Editor, news agency: Iran government bans 2 pro-reform newspapers

By AP
Monday, March 1, 2010

Iran bans 2 pro-reform newspapers

TEHRAN — The Iranian government has closed down two pro-reform newspapers, the publication’s editors said Monday, continuing a crackdown on opponents of the regime and their media outlets.

Editor Behrouz Behzadi of the Etemaad daily told The Associated Press that his newspaper was banned by the Press Supervisory Board. The order cites article six of the press law without elaborating. That article allows newspapers to be closed for offenses from security violations to insulting articles.

Also, the managing editor of Irandokht weekly, Hossein Karroubi, told the AP that authorities revoked license of the weekly journal on Monday.

Karroubi said according to a letter by the same board, his mother Fatemeh Karroubi, the owner of the weekly, lost her permission to operate the weekly since she is not committed to the country’s constitution.

In February, Iranian authorities detained one of the editors of the weekly, Akbar Montajaqbi, without explanation.

Journalists have complained that the Tehran regime has been closing down publications sympathetic to the opposition since Iran’s contentious election last June.

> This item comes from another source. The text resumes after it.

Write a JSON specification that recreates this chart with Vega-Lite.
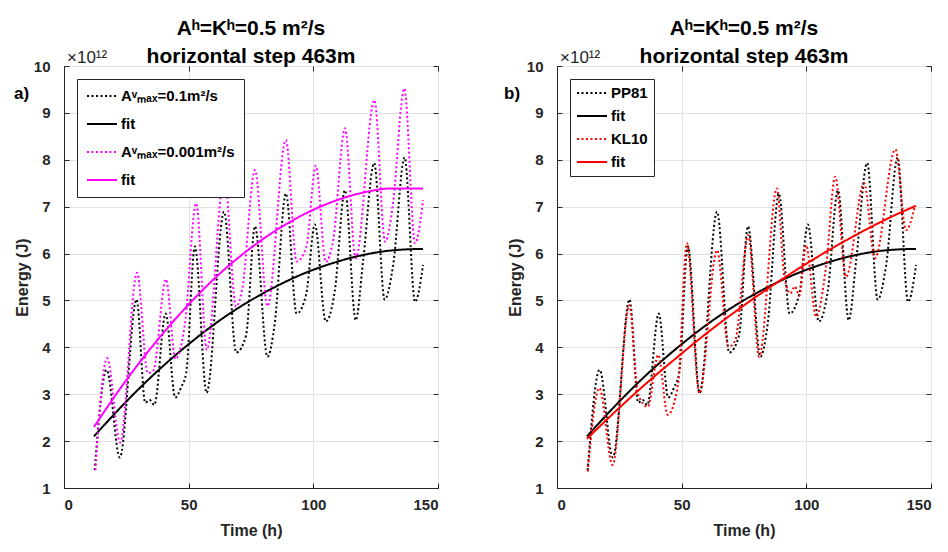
{
  "$schema": "https://vega.github.io/schema/vega-lite/v6.json",
  "padding": {"left": 13, "top": 17, "right": 5, "bottom": 5},
  "spacing": 64,
  "datasets": {
    "series": [
      {"s":"k","t":12.3,"E":1.38},{"s":"k","t":17.1,"E":3.52},{"s":"k","t":22.4,"E":1.65},{"s":"k","t":29.1,"E":5.02},{"s":"k","t":32.6,"E":2.82},{"s":"k","t":34.3,"E":2.88},{"s":"k","t":36.2,"E":2.77},{"s":"k","t":40.8,"E":4.72},{"s":"k","t":44.6,"E":2.93},{"s":"k","t":47,"E":3.15},{"s":"k","t":49,"E":3.45},{"s":"k","t":52.5,"E":6.15},{"s":"k","t":57.2,"E":3.03},{"s":"k","t":64.2,"E":6.89},{"s":"k","t":69.1,"E":3.89},{"s":"k","t":73,"E":4.25},{"s":"k","t":76.6,"E":6.58},{"s":"k","t":81.6,"E":3.8},{"s":"k","t":84.5,"E":4.5},{"s":"k","t":89,"E":7.28},{"s":"k","t":93.3,"E":4.72},{"s":"k","t":97.2,"E":5.15},{"s":"k","t":100.6,"E":6.62},{"s":"k","t":105,"E":4.55},{"s":"k","t":108.6,"E":5.2},{"s":"k","t":112.7,"E":7.35},{"s":"k","t":117,"E":4.58},{"s":"k","t":120,"E":5.86},{"s":"k","t":124.4,"E":7.93},{"s":"k","t":128.6,"E":5.02},{"s":"k","t":132,"E":5.75},{"s":"k","t":136.6,"E":8.05},{"s":"k","t":140.8,"E":4.97},{"s":"k","t":144,"E":5.76},
      {"s":"kf","t":12,"E":2.1},{"s":"kf","t":24,"E":2.79},{"s":"kf","t":36,"E":3.42},{"s":"kf","t":48,"E":3.98},{"s":"kf","t":60,"E":4.48},{"s":"kf","t":72,"E":4.91},{"s":"kf","t":84,"E":5.27},{"s":"kf","t":96,"E":5.57},{"s":"kf","t":108,"E":5.8},{"s":"kf","t":120,"E":5.97},{"s":"kf","t":132,"E":6.07},{"s":"kf","t":144,"E":6.1},
      {"s":"m","t":12.6,"E":1.38},{"s":"m","t":17.3,"E":3.77},{"s":"m","t":22.5,"E":1.97},{"s":"m","t":29.3,"E":5.59},{"s":"m","t":33.6,"E":3.45},{"s":"m","t":35.8,"E":3.5},{"s":"m","t":40.9,"E":5.45},{"s":"m","t":44.7,"E":3.75},{"s":"m","t":48.5,"E":4.5},{"s":"m","t":53,"E":7.07},{"s":"m","t":57.3,"E":3.95},{"s":"m","t":64.3,"E":7.65},{"s":"m","t":69,"E":4.87},{"s":"m","t":71.5,"E":5.25},{"s":"m","t":76.6,"E":7.78},{"s":"m","t":81.6,"E":4.88},{"s":"m","t":89,"E":8.42},{"s":"m","t":93.3,"E":5.83},{"s":"m","t":97.2,"E":6.15},{"s":"m","t":101,"E":7.87},{"s":"m","t":105,"E":5.82},{"s":"m","t":108,"E":6.3},{"s":"m","t":112.7,"E":8.67},{"s":"m","t":117,"E":5.9},{"s":"m","t":124.5,"E":9.27},{"s":"m","t":128.8,"E":6.25},{"s":"m","t":131.8,"E":7.0},{"s":"m","t":136.5,"E":9.52},{"s":"m","t":140.8,"E":6.22},{"s":"m","t":144,"E":7.14},
      {"s":"mf","t":12,"E":2.3},{"s":"mf","t":24,"E":3.23},{"s":"mf","t":36,"E":4.06},{"s":"mf","t":48,"E":4.8},{"s":"mf","t":60,"E":5.45},{"s":"mf","t":72,"E":6.0},{"s":"mf","t":84,"E":6.46},{"s":"mf","t":96,"E":6.83},{"s":"mf","t":108,"E":7.11},{"s":"mf","t":120,"E":7.3},{"s":"mf","t":132,"E":7.39},{"s":"mf","t":144,"E":7.39},
      {"s":"r","t":12.3,"E":1.35},{"s":"r","t":17,"E":3.13},{"s":"r","t":22.3,"E":1.49},{"s":"r","t":29,"E":4.9},{"s":"r","t":32.5,"E":3.0},{"s":"r","t":36.4,"E":2.73},{"s":"r","t":40.6,"E":3.84},{"s":"r","t":44.4,"E":2.56},{"s":"r","t":48.5,"E":3.2},{"s":"r","t":52.1,"E":6.22},{"s":"r","t":57.1,"E":3.02},{"s":"r","t":64.2,"E":6.07},{"s":"r","t":68.8,"E":4.01},{"s":"r","t":71.5,"E":4.15},{"s":"r","t":76.7,"E":6.39},{"s":"r","t":81.1,"E":3.8},{"s":"r","t":88.2,"E":7.39},{"s":"r","t":91.2,"E":5.5},{"s":"r","t":93.6,"E":5.15},{"s":"r","t":95.4,"E":5.3},{"s":"r","t":97.2,"E":5.1},{"s":"r","t":99.9,"E":6.18},{"s":"r","t":103.9,"E":4.65},{"s":"r","t":107.9,"E":5.72},{"s":"r","t":111.6,"E":7.64},{"s":"r","t":115.9,"E":5.5},{"s":"r","t":123.2,"E":7.5},{"s":"r","t":127.5,"E":5.9},{"s":"r","t":135.7,"E":8.22},{"s":"r","t":140,"E":6.5},{"s":"r","t":143.5,"E":7.01},
      {"s":"rf","t":12,"E":2.05},{"s":"rf","t":24,"E":2.66},{"s":"rf","t":36,"E":3.24},{"s":"rf","t":48,"E":3.78},{"s":"rf","t":60,"E":4.3},{"s":"rf","t":72,"E":4.78},{"s":"rf","t":84,"E":5.23},{"s":"rf","t":96,"E":5.65},{"s":"rf","t":108,"E":6.04},{"s":"rf","t":120,"E":6.4},{"s":"rf","t":132,"E":6.73},{"s":"rf","t":144,"E":7.02}
    ]
  },
  "config": {
    "font": "Liberation Sans",
    "view": {"stroke": "#262626", "strokeWidth": 1},
    "axis": {
      "labelFont": "Liberation Sans", "labelFontSize": 15, "labelFontWeight": "bold", "labelColor": "#262626",
      "titleFont": "Liberation Sans", "titleFontSize": 16, "titleFontWeight": "bold", "titleColor": "#262626",
      "gridColor": "#e2e2e2", "domainColor": "#262626", "tickColor": "#262626", "tickSize": -5
    },
    "axisX": {"labelPadding": 14, "titlePadding": 10},
    "axisY": {"labelPadding": 19, "titlePadding": 3},
    "title": {"font": "Liberation Sans", "fontSize": 21, "fontWeight": "bold", "color": "#000000", "lineHeight": 28, "offset": -18},
    "legend": {
      "orient": "none", "legendX": 13, "legendY": 13, "symbolType": "stroke", "symbolSize": 900, "symbolStrokeWidth": 2,
      "labelFont": "Liberation Sans", "labelFontSize": 15, "labelFontWeight": "bold", "labelColor": "#000000", "labelOffset": 3,
      "strokeColor": "#262626", "fillColor": "#ffffff", "padding": 6, "cornerRadius": 0, "clipHeight": 16
    }
  },
  "hconcat": [
    {
      "width": 374, "height": 422,
      "title": {"text": ["Aʰ=Kʰ=0.5 m²/s", "horizontal step 463m"]},
      "encoding": {
        "x": {"field": "t", "type": "quantitative", "scale": {"domain": [0, 150]}, "axis": {"values": [0, 50, 100, 150], "title": "Time (h)"}},
        "y": {"field": "E", "type": "quantitative", "scale": {"domain": [1, 10]}, "axis": {"values": [1,2,3,4,5,6,7,8,9,10], "title": "Energy (J)"}}
      },
      "layer": [
        {
          "data": {"name": "series"},
          "transform": [{"filter": "datum.s == 'k' || datum.s == 'kf' || datum.s == 'm' || datum.s == 'mf'"}],
          "mark": {"type": "line", "interpolate": "monotone", "strokeWidth": 2},
          "encoding": {
            "color": {"field": "s", "type": "nominal", "scale": {"domain": ["k", "kf", "m", "mf"], "range": ["#000000", "#000000", "#ff00ff", "#ff00ff"]},
              "legend": {"title": null, "padding": 9, "rowPadding": 12, "labelExpr": "datum.label == 'k' ? 'Aᵛₘₐₓ=0.1m²/s' : datum.label == 'm' ? 'Aᵛₘₐₓ=0.001m²/s' : 'fit'"}},
            "strokeDash": {"field": "s", "type": "nominal", "scale": {"domain": ["k", "kf", "m", "mf"], "range": [[2, 2.5], [1, 0], [2, 2.5], [1, 0]]},
              "legend": {"title": null, "padding": 9, "rowPadding": 12, "labelExpr": "datum.label == 'k' ? 'Aᵛₘₐₓ=0.1m²/s' : datum.label == 'm' ? 'Aᵛₘₐₓ=0.001m²/s' : 'fit'"}}
          }
        },
        {
          "data": {"values": [{"t": 0, "E": 10, "txt": "×10¹²"}]},
          "mark": {"type": "text", "align": "left", "baseline": "bottom", "dx": 3, "dy": 1, "fontSize": 17, "color": "#262626"},
          "encoding": {
            "x": {"field": "t", "type": "quantitative", "scale": {"domain": [0, 150]}, "axis": {"orient": "top", "values": [0, 50, 100, 150], "labels": false, "title": null, "grid": false, "domain": false}},
            "y": {"field": "E", "type": "quantitative", "scale": {"domain": [1, 10]}, "axis": {"orient": "right", "values": [1,2,3,4,5,6,7,8,9,10], "labels": false, "title": null, "grid": false, "domain": false}},
            "text": {"field": "txt"}
          }
        },
        {
          "data": {"values": [{"t": 0, "E": 9.4, "txt": "a)"}]},
          "mark": {"type": "text", "align": "left", "baseline": "middle", "dx": -50, "fontSize": 17, "fontWeight": "bold", "color": "#000000"},
          "encoding": {
            "x": {"field": "t", "type": "quantitative", "axis": null},
            "y": {"field": "E", "type": "quantitative", "axis": null},
            "text": {"field": "txt"}
          }
        }
      ],
      "resolve": {"axis": {"x": "independent", "y": "independent"}}
    },
    {
      "width": 374, "height": 422,
      "title": {"text": ["Aʰ=Kʰ=0.5 m²/s", "horizontal step 463m"]},
      "encoding": {
        "x": {"field": "t", "type": "quantitative", "scale": {"domain": [0, 150]}, "axis": {"values": [0, 50, 100, 150], "title": "Time (h)"}},
        "y": {"field": "E", "type": "quantitative", "scale": {"domain": [1, 10]}, "axis": {"values": [1,2,3,4,5,6,7,8,9,10], "title": "Energy (J)"}}
      },
      "layer": [
        {
          "data": {"name": "series"},
          "transform": [{"filter": "datum.s == 'k' || datum.s == 'kf' || datum.s == 'r' || datum.s == 'rf'"}],
          "mark": {"type": "line", "interpolate": "monotone", "strokeWidth": 2},
          "encoding": {
            "color": {"field": "s", "type": "nominal", "scale": {"domain": ["k", "kf", "r", "rf"], "range": ["#000000", "#000000", "#ff0000", "#ff0000"]},
              "legend": {"title": null, "rowPadding": 7, "labelExpr": "datum.label == 'k' ? 'PP81' : datum.label == 'r' ? 'KL10' : 'fit'"}},
            "strokeDash": {"field": "s", "type": "nominal", "scale": {"domain": ["k", "kf", "r", "rf"], "range": [[2, 2.5], [1, 0], [2, 2.5], [1, 0]]},
              "legend": {"title": null, "rowPadding": 7, "labelExpr": "datum.label == 'k' ? 'PP81' : datum.label == 'r' ? 'KL10' : 'fit'"}}
          }
        },
        {
          "data": {"values": [{"t": 0, "E": 10, "txt": "×10¹²"}]},
          "mark": {"type": "text", "align": "left", "baseline": "bottom", "dx": 3, "dy": 1, "fontSize": 17, "color": "#262626"},
          "encoding": {
            "x": {"field": "t", "type": "quantitative", "scale": {"domain": [0, 150]}, "axis": {"orient": "top", "values": [0, 50, 100, 150], "labels": false, "title": null, "grid": false, "domain": false}},
            "y": {"field": "E", "type": "quantitative", "scale": {"domain": [1, 10]}, "axis": {"orient": "right", "values": [1,2,3,4,5,6,7,8,9,10], "labels": false, "title": null, "grid": false, "domain": false}},
            "text": {"field": "txt"}
          }
        },
        {
          "data": {"values": [{"t": 0, "E": 9.4, "txt": "b)"}]},
          "mark": {"type": "text", "align": "left", "baseline": "middle", "dx": -53, "fontSize": 17, "fontWeight": "bold", "color": "#000000"},
          "encoding": {
            "x": {"field": "t", "type": "quantitative", "axis": null},
            "y": {"field": "E", "type": "quantitative", "axis": null},
            "text": {"field": "txt"}
          }
        }
      ],
      "resolve": {"axis": {"x": "independent", "y": "independent"}}
    }
  ],
  "resolve": {"scale": {"color": "independent", "strokeDash": "independent"}}
}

Iran’s hard-line judiciary has shut down more than 120 pro-reform newspapers and jailed dozens of editors and writers on charges of insulting authorities since 2000.

Last month Fatemeh Karroubi, wife of one of the pro-reform presidential candidates in the June voting, called on Iran’s supreme leader, Ayatollah Ali Khamenei, to stop the crackdown on the opposition activists.